I’ve been fitting a large model using NUTS. I find that the maximum treedepth is often exceeded during the warmup stage, for example, reaching treedepths of 17 and 18. Obviously, this makes running the model exceedingly slow.

Surprisingly, I notice the model doesn’t need a large treedepth when sampling - the treedepth never exceeds 11 during sampling. This suggests to me that the posterior geometry is ‘well behaved’, but it seems that NUTS is having some trouble adapting.

What would be best practice in this case? Perhaps limiting the treedepth to a reasonable during warmup, but not during sampling? Though, this could lead to worse adaptation. I’m not sure what reparameterisations could be helpful for this case.

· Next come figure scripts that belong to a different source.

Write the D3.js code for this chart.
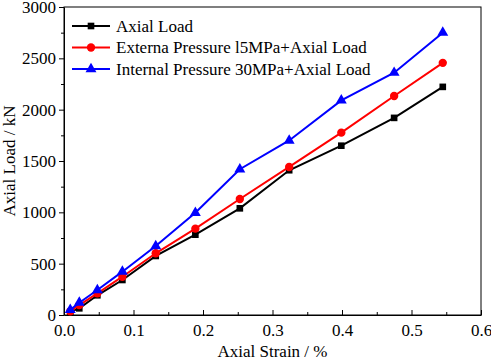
<!DOCTYPE html>
<html>
<head>
<meta charset="utf-8">
<script src="https://cdn.jsdelivr.net/npm/d3@7"></script>
<style>
  body { margin: 0; background: #fff; }
  svg text { font-family: "Liberation Serif", "Times New Roman", serif; }
</style>
</head>
<body>
<div id="chart"></div>
<script>
// data
const strain = [0.009, 0.022, 0.048, 0.084, 0.132, 0.189, 0.253, 0.324, 0.399, 0.475, 0.545];
const axialLoad = [30, 65, 192, 341, 575, 782, 1039, 1410, 1649, 1920, 2222];
const externalLoad = [35, 97, 211, 373, 601, 841, 1130, 1442, 1776, 2133, 2456];
const internalLoad = [50, 120, 243, 422, 672, 996, 1420, 1700, 2090, 2360, 2750];
const seriesNames = ["Axial Load", "Externa Pressure l5MPa+Axial Load", "Internal Pressure 30MPa+Axial Load"];
const seriesColors = ["#000000", "#ff0000", "#0000ff"];
const seriesSymbols = [d3.symbolSquare, d3.symbolCircle, d3.symbolTriangle];
const xTicks = [0, 0.1, 0.2, 0.3, 0.4, 0.5, 0.6];
const yTicks = [0, 500, 1000, 1500, 2000, 2500, 3000];

const W = 491, H = 361;
const margin = {top: 7, right: 10, bottom: 46, left: 64};
const width = 481 - margin.left, height = 315 - margin.top;
const FONT = "Liberation Serif, Times New Roman, serif";

const svg = d3.select("#chart").append("svg")
    .attr("width", W)
    .attr("height", H);
const g = svg.append("g")
    .attr("transform", `translate(${margin.left},${margin.top})`);

const x = d3.scaleLinear().domain([0, 0.6]).range([0, width]);
const y = d3.scaleLinear().domain([0, 3000]).range([height, 0]);

// frame
g.append("rect")
    .attr("width", width).attr("height", height)
    .attr("fill", "none").attr("stroke", "#000").attr("stroke-width", 1);

// x axis: ticks point inward
const xAxis = g.append("g")
    .attr("transform", `translate(0,${height})`)
    .call(d3.axisBottom(x).tickValues(xTicks).tickFormat(d3.format(".1f")).tickSizeInner(-5).tickSizeOuter(0).tickPadding(9));
g.append("g")
    .attr("transform", `translate(0,${height})`)
    .call(d3.axisBottom(x).tickValues(d3.range(0.05, 0.6, 0.1)).tickFormat("").tickSizeInner(-3).tickSizeOuter(0))
    .select(".domain").remove();

// y axis: ticks outward
const yAxis = g.append("g")
    .call(d3.axisLeft(y).tickValues(yTicks).tickFormat(d3.format("d")).tickSizeInner(5).tickSizeOuter(0).tickPadding(3));
g.append("g")
    .call(d3.axisLeft(y).tickValues(d3.range(250, 3000, 500)).tickFormat("").tickSizeInner(3).tickSizeOuter(0))
    .select(".domain").remove();

[xAxis, yAxis].forEach(ax => {
    ax.attr("font-family", FONT).attr("font-size", 17);
    ax.selectAll(".tick text").attr("fill", "#000");
});
xAxis.selectAll(".tick text").attr("dy", "0.71em");

// axis titles
svg.append("text")
    .attr("x", margin.left + width / 2)
    .attr("y", 357)
    .attr("text-anchor", "middle")
    .attr("font-size", 17)
    .text("Axial Strain / %");
svg.append("text")
    .attr("transform", `translate(15,${margin.top + height / 2}) rotate(-90)`)
    .attr("text-anchor", "middle")
    .attr("font-size", 17)
    .text("Axial Load / kN");

// series
const allSeries = [axialLoad, externalLoad, internalLoad];
const line = d3.line().x((d, i) => x(strain[i])).y(d => y(d));
const symbolSizes = [44, 55, 52];

allSeries.forEach((vals, k) => {
    g.append("path")
        .datum(vals)
        .attr("d", line)
        .attr("fill", "none")
        .attr("stroke", seriesColors[k])
        .attr("stroke-width", 2);
    g.selectAll(".pt" + k)
        .data(vals)
        .join("path")
        .attr("transform", (d, i) => `translate(${x(strain[i])},${y(d)})`)
        .attr("d", d3.symbol().type(seriesSymbols[k]).size(symbolSizes[k]))
        .attr("fill", seriesColors[k]);
});

// legend
const legend = svg.append("g").attr("transform", "translate(72,26)");
seriesNames.forEach((name, k) => {
    const row = legend.append("g").attr("transform", `translate(0,${k * 21.5})`);
    row.append("line")
        .attr("x1", 0).attr("x2", 38)
        .attr("stroke", seriesColors[k]).attr("stroke-width", 2);
    row.append("path")
        .attr("transform", "translate(19,0)")
        .attr("d", d3.symbol().type(seriesSymbols[k]).size(symbolSizes[k]))
        .attr("fill", seriesColors[k]);
    row.append("text")
        .attr("x", 44)
        .attr("dy", "0.35em")
        .attr("font-size", 17)
        .text(name);
});
</script>
</body>
</html>
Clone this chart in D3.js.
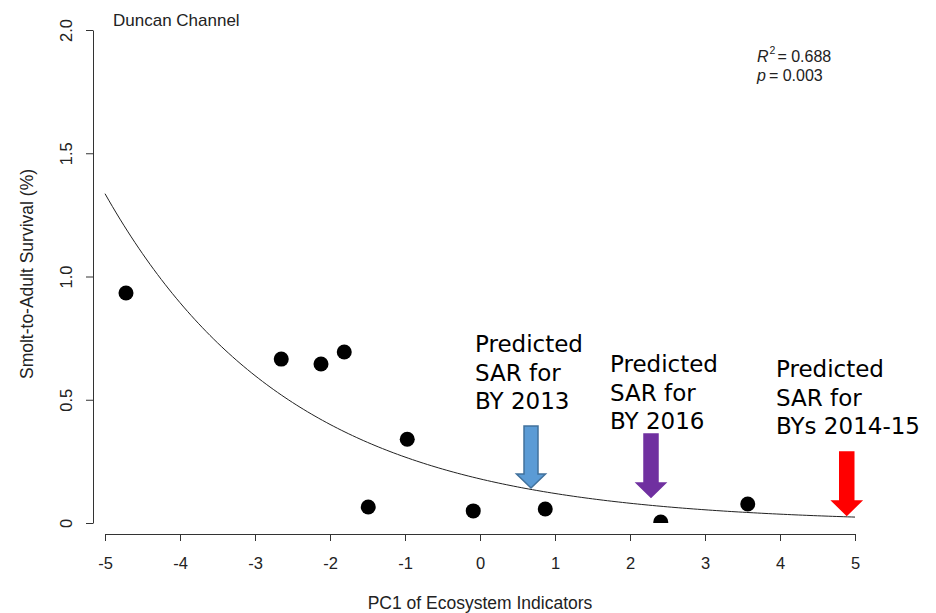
<!DOCTYPE html>
<html>
<head>
<meta charset="utf-8">
<script src="https://cdn.jsdelivr.net/npm/d3@7"></script>
<style>
  html, body { margin: 0; padding: 0; background: #fff; }
  svg { display: block; }
  .axis text { font-family: "Liberation Sans", Arial, sans-serif; font-size: 16.5px; fill: #222; }
  .axis path, .axis line { stroke: #333; stroke-width: 1; }
</style>
</head>
<body>
<svg id="chart" width="936" height="613"></svg>
<script>
// Observed PC1 scores and smolt-to-adult survival (%)
const pc1Scores = [-4.72, -2.65, -2.12, -1.81, -1.49, -0.97, -0.09, 0.87, 2.41, 3.57];
const survivalPct = [0.933, 0.665, 0.645, 0.694, 0.065, 0.34, 0.049, 0.057, 0.004, 0.077];

// Exponential fit: SAR = a * exp(b * PC1)
const fitA = 0.179;
const fitB = -0.402;
const fitStats = { r2: "0.688", p: "0.003" };

const xTicks = [-5, -4, -3, -2, -1, 0, 1, 2, 3, 4, 5];
const xTickLabels = ["-5", "-4", "-3", "-2", "-1", "0", "1", "2", "3", "4", "5"];
const yTicks = [0, 0.5, 1.0, 1.5, 2.0];
const yTickLabels = ["0", "0.5", "1.0", "1.5", "2.0"];

// Predicted brood-year positions on PC1 and where each arrow points
const predLabels = [
  ["Predicted", "SAR for", "BY 2013"],
  ["Predicted", "SAR for", "BY 2016"],
  ["Predicted", "SAR for", "BYs 2014-15"]
];
const predPC1 = [0.68, 2.28, 4.89];
const predTipSAR = [0.142, 0.105, 0.032];
const predColors = ["#5B9BD5", "#7030A0", "#FF0000"];
const predStroke = ["#41719C", "#7030A0", "#FF0000"];

const svg = d3.select("#chart");
const x = d3.scaleLinear().domain([-5, 5]).range([105, 855]);
const y = d3.scaleLinear().domain([0, 2]).range([523, 30]);
const sansFont = "Liberation Sans, Arial, sans-serif";

// X axis
svg.append("g").attr("class", "axis")
  .attr("transform", "translate(0,534)")
  .call(d3.axisBottom(x).tickValues(xTicks).tickSize(7).tickSizeOuter(0).tickPadding(16)
    .tickFormat((d, i) => xTickLabels[i]));

// Y axis with rotated labels
const yAxis = svg.append("g").attr("class", "axis")
  .attr("transform", "translate(93,0)")
  .call(d3.axisLeft(y).tickValues(yTicks).tickSize(7).tickSizeOuter(0)
    .tickFormat((d, i) => yTickLabels[i]));
yAxis.selectAll(".tick text")
  .attr("x", null).attr("dy", null)
  .attr("text-anchor", "middle")
  .attr("transform", "translate(-21,0) rotate(-90)");

// Axis titles
svg.append("text")
  .attr("x", 480).attr("y", 609)
  .attr("text-anchor", "middle")
  .style("font-family", sansFont)
  .style("font-size", "17.5px").style("fill", "#222")
  .text("PC1 of Ecosystem Indicators");
svg.append("text")
  .attr("transform", "translate(33,274) rotate(-90)")
  .attr("text-anchor", "middle")
  .style("font-family", sansFont)
  .style("font-size", "17.5px").style("fill", "#222")
  .text("Smolt-to-Adult Survival (%)");

// Panel title
svg.append("text")
  .attr("x", 113).attr("y", 26)
  .style("font-family", sansFont)
  .style("font-size", "17px").style("fill", "#222")
  .text("Duncan Channel");

// Fit statistics
const stats = svg.append("g")
  .style("font-family", sansFont)
  .style("font-size", "16px").style("fill", "#222");
const rSym = stats.append("text").attr("x", 757).attr("y", 62)
  .style("font-style", "italic").text("R");
const rW = rSym.node().getComputedTextLength();
const sup = stats.append("text").attr("x", 757 + rW + 1).attr("y", 54)
  .style("font-size", "10.5px").text("2");
const supW = sup.node().getComputedTextLength();
stats.append("text").attr("x", 757 + rW + supW + 3).attr("y", 62)
  .text("= " + fitStats.r2);
const pSym = stats.append("text").attr("x", 757).attr("y", 80.5)
  .style("font-style", "italic").text("p");
const pW = pSym.node().getComputedTextLength();
stats.append("text").attr("x", 757 + pW + 3).attr("y", 80.5)
  .text("= " + fitStats.p);

// Fitted curve
const curvePts = d3.range(0, 201).map(i => {
  const v = -5 + i * 0.05;
  return [v, fitA * Math.exp(fitB * v)];
});
svg.append("path")
  .datum(curvePts)
  .attr("fill", "none")
  .attr("stroke", "#222")
  .attr("stroke-width", 1)
  .attr("d", d3.line().x(d => x(d[0])).y(d => y(d[1])));

// Observed points, clipped to the plotting region
svg.append("clipPath").attr("id", "plotClip")
  .append("rect").attr("x", 93).attr("y", 0).attr("width", 843).attr("height", y(0));
svg.append("g").attr("clip-path", "url(#plotClip)")
  .selectAll("circle")
  .data(pc1Scores.map((v, i) => [v, survivalPct[i]]))
  .join("circle")
  .attr("cx", d => x(d[0]))
  .attr("cy", d => y(d[1]))
  .attr("r", 7.5)
  .attr("fill", "#000");

// Prediction arrows and labels
const textX = [475, 610, 776];
const textY = [352, 372, 377];
const shaftLen = [48, 49, 49];
predPC1.forEach((v, i) => {
  const tx = x(v), ty = y(predTipSAR[i]);
  const headH = 14, headW = 14.5, shaftW = 7;
  const top = ty - headH - shaftLen[i];
  const pts = [
    [tx - shaftW, top], [tx + shaftW, top], [tx + shaftW, ty - headH],
    [tx + headW, ty - headH], [tx, ty], [tx - headW, ty - headH], [tx - shaftW, ty - headH]
  ];
  svg.append("polygon")
    .attr("points", pts.map(p => p.join(",")).join(" "))
    .attr("fill", predColors[i])
    .attr("stroke", predStroke[i])
    .attr("stroke-width", 1.5);

  const t = svg.append("text")
    .attr("x", textX[i]).attr("y", textY[i])
    .style("font-family", "'Comic Sans MS', 'DejaVu Sans', sans-serif")
    .style("font-size", "23px").style("fill", "#000");
  predLabels[i].forEach((line, j) => {
    t.append("tspan").attr("x", textX[i]).attr("dy", j === 0 ? 0 : 28.5).text(line);
  });
});
</script>
</body>
</html>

Hi and welcome. A couple of things to will help folks troubleshoot your problem here:
Can you post the model? And the model call to run it?
Can you share a snippet of the data (for running)? Or fake data for folks to play with?
Is this in R? Python? and if so what versions?
Does the model run with fake data and known parameters? And can you recover those parameters?

If the sampling behavior after the warmup phase is fine then there are two possible problems. The first is that the geometry outside of the target typical set is nasty and Stan’s dynamic Hamiltonian Monte Carlo sampler has to really work with long trajectories to get through that nastiness and find the target typical set. The other is that the default tuning of the step size and inverse metric elements are poor and the early exploration of the target typical set that informs the adaptation is necessarily slow.

What does the distribution of inverse metric elements look like? If there are strong variations then it would help to rescale your parameters so that the posterior lengthscales are more uniform and the initial tuning is less bad.

In my case, I found when looking at the elements of the (diagonal) inverse mass matrix, the values spanned several orders of magnitude. Rescaling parameters with mass matrix values far from the common values (e.g., multiply and dividing by constants) significantly improved the adaptation and reduced the treedepths required during warmup.